Example 3B: Maintenance and updates relating to licensed software
Extending example 3A, under the same licence agreement, Company Y also grants the distributor the right to sell maintenance contracts under which the end users will receive software updates and a support service. Company Y would provide the software updates and perform the support services. The right to sell software updates is not granted in respect of qualifying IP rights but is granted for the same purpose as the licence over the qualifying IP right in respect of the main software product so the royalty income is relevant IP income under Head 2 (S357BH(6)).
However, the income derived from the commitment to provide support services to the end user would not be relevant IP income. Company Y must therefore apportion its income in accordance with the mixed sources of income rules.
Example 3C: Licence of patented software via a distributor where no IP rights are granted to the distributor
Company Z holds a patent that includes a claim to a computer program. It appoints a distributor for the distribution of software corresponding to the computer program but no IP rights are granted under the distribution agreement. The distributor is remunerated by retaining a percentage of the amount invoiced to the end user, with the remaining amount being paid on to Company Z.
Although the income earned by Company Z is paid by the distributor (because the end user pays his or her licence fee under the EULA to the distributor) the income can be directly traced to each licence granted by Company Z to the end user. Each EULA grants a right in respect of the patent held by Company Z so the licence fee income earned by Company Z (via its distributor) is relevant IP income under Head 2.

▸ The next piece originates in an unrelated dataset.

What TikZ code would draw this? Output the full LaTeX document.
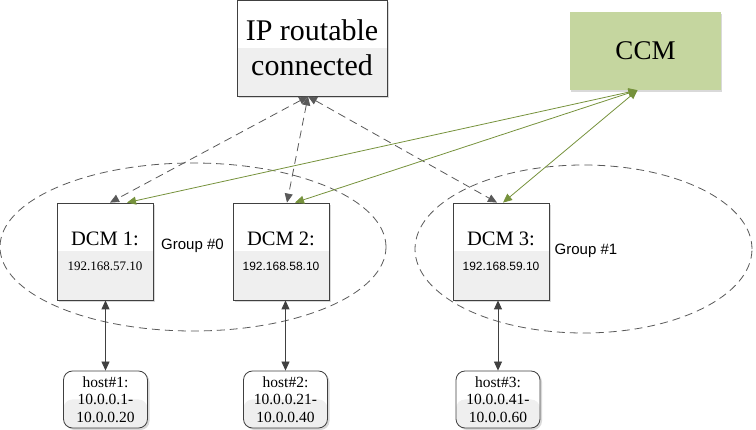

Example 4: Provision of a service
A company, which owns or exclusively licences a patent for the software it has developed, provides services to customers using the patented software rather than selling or licensing the software. For example, the company processes data provided by its customers on the company’s servers, which may be described as being performed ‘in the cloud’. The income earned by the company does not fall within any of the heads of S357BH but the notional royalty rules may apply (S357BHA, CIRD220250).
Example 5: ‘Cloud computing’ - Licence
A company which owns a patent for the software it has developed licences end-users the right to use the patented software themselves to carry out data processing tasks, in return for a licence fee. Instead of transferring a copy of the software to the end-users computers, the software is run on servers owned or controlled by the company, to which the end users have access ‘via the cloud’. The income under this licence agreement will be relevant IP income under Head 2.